DATA EXCERPT:
>> Begin

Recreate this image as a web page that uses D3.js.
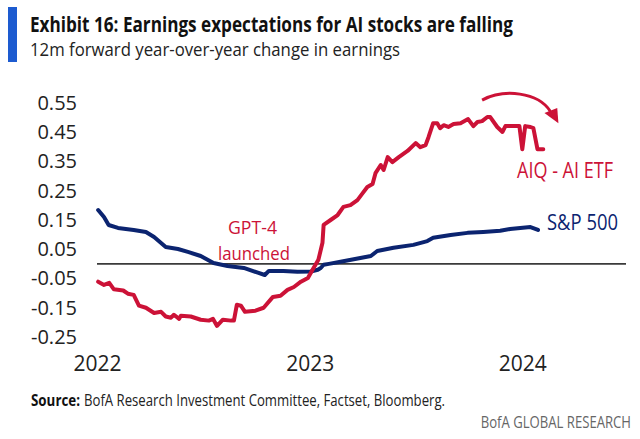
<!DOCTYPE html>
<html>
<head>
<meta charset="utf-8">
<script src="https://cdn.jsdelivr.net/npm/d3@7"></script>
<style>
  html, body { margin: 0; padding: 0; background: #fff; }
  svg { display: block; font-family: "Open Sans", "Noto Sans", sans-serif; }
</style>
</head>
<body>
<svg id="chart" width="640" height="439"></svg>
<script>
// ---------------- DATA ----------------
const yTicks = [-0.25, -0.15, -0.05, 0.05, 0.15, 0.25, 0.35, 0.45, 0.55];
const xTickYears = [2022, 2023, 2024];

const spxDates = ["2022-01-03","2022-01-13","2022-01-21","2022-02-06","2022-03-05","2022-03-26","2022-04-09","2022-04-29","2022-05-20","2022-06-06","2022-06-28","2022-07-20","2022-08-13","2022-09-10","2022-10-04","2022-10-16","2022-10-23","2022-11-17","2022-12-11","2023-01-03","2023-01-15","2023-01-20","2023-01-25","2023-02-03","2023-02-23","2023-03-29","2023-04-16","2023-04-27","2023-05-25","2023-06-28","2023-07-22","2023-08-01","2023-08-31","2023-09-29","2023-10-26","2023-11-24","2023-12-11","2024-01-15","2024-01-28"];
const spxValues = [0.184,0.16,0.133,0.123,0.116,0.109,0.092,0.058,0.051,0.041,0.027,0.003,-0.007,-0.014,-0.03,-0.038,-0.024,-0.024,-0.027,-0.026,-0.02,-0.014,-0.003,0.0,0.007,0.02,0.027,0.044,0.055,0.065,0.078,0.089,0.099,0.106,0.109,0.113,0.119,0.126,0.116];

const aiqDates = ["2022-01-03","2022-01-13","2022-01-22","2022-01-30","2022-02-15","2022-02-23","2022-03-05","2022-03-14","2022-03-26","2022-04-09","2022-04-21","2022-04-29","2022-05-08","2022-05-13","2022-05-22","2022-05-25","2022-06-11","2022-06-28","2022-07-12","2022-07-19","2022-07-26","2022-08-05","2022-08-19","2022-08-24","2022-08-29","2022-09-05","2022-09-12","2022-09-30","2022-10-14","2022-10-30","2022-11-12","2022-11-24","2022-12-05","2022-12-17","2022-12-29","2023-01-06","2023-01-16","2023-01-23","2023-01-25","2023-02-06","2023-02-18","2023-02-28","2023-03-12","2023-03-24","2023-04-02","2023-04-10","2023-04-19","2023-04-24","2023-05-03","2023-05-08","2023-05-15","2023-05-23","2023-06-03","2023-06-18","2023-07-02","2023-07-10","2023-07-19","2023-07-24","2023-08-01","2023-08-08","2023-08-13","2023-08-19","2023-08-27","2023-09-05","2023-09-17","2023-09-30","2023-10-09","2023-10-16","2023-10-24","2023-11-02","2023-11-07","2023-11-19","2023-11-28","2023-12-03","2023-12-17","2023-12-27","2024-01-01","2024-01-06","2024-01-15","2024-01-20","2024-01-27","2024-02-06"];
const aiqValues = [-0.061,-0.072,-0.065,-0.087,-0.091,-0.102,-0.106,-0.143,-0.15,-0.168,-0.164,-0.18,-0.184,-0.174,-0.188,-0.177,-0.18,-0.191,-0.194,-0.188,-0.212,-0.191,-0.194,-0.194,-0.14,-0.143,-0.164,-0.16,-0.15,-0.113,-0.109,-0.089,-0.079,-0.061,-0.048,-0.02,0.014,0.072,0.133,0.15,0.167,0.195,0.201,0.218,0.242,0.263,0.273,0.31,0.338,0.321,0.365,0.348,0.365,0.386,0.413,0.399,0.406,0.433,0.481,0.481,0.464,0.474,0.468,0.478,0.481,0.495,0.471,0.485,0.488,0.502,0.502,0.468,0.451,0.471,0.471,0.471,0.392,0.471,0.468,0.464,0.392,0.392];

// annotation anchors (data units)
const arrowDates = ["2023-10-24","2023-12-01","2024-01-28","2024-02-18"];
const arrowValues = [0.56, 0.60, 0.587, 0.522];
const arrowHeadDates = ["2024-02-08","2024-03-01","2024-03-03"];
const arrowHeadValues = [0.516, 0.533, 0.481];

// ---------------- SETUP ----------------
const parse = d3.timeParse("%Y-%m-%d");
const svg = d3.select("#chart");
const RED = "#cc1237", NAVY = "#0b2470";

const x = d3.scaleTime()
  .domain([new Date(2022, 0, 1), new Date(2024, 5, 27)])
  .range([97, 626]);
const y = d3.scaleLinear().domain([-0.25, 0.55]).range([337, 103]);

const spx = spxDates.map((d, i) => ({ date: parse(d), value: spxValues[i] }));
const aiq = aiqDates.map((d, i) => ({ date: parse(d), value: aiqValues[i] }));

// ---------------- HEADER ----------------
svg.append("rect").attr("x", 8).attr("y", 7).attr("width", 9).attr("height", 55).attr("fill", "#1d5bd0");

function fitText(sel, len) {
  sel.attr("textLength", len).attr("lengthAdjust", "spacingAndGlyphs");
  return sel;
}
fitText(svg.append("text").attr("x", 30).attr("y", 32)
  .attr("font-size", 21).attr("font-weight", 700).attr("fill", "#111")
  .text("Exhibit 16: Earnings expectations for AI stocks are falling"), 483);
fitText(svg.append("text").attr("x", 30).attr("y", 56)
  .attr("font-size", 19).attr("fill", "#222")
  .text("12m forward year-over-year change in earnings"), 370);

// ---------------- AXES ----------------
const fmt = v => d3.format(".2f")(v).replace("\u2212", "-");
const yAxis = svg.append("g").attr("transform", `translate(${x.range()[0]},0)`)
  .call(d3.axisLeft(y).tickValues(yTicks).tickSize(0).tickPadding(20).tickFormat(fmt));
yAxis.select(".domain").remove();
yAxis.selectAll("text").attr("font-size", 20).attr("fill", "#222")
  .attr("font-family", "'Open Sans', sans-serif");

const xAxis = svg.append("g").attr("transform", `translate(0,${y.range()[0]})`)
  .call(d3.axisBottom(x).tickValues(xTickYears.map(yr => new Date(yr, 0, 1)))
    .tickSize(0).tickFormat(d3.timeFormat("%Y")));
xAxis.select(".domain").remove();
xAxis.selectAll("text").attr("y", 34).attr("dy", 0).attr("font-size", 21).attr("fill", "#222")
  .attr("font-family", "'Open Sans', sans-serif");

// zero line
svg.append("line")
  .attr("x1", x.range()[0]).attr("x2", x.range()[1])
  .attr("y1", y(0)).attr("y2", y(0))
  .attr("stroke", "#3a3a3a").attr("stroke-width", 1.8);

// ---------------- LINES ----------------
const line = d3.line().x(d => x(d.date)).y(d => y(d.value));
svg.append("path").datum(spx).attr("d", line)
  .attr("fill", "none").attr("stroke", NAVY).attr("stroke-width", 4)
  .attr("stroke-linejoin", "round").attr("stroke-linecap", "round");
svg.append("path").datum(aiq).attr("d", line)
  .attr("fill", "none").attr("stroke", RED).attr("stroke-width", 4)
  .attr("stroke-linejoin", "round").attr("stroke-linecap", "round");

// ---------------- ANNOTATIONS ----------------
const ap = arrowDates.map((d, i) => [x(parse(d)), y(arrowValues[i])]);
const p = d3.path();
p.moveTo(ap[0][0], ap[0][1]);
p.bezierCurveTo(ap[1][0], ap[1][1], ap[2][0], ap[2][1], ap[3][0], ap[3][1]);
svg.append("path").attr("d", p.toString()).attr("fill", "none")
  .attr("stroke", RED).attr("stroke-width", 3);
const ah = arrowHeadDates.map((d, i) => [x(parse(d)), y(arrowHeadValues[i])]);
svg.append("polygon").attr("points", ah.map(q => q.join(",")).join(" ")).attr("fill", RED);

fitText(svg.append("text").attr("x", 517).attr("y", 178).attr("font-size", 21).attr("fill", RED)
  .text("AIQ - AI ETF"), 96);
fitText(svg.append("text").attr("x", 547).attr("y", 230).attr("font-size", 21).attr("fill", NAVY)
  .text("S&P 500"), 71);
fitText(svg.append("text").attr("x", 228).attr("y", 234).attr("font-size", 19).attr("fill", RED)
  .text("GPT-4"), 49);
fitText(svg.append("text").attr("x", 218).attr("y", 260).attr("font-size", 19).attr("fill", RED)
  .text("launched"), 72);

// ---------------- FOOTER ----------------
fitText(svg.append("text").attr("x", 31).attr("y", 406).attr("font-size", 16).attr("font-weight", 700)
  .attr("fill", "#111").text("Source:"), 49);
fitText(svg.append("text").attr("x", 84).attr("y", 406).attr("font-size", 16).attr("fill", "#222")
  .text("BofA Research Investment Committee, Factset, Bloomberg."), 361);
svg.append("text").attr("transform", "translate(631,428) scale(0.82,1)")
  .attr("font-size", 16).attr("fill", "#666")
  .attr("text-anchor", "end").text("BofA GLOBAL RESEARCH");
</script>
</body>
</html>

>> End

WHAT THE TASK REQUIRES:
Please extract exactly the lines of the data, from the first through the line containing "const xTickYears = [2022, 2023, 2024];", and add no pictures to the copy.

SOLUTION TO THE PROBLEM:
Recreate this image as a web page that uses D3.js.
<!DOCTYPE html>
<html>
<head>
<meta charset="utf-8">
<script src="https://cdn.jsdelivr.net/npm/d3@7"></script>
<style>
  html, body { margin: 0; padding: 0; background: #fff; }
  svg { display: block; font-family: "Open Sans", "Noto Sans", sans-serif; }
</style>
</head>
<body>
<svg id="chart" width="640" height="439"></svg>
<script>
// ---------------- DATA ----------------
const yTicks = [-0.25, -0.15, -0.05, 0.05, 0.15, 0.25, 0.35, 0.45, 0.55];
const xTickYears = [2022, 2023, 2024];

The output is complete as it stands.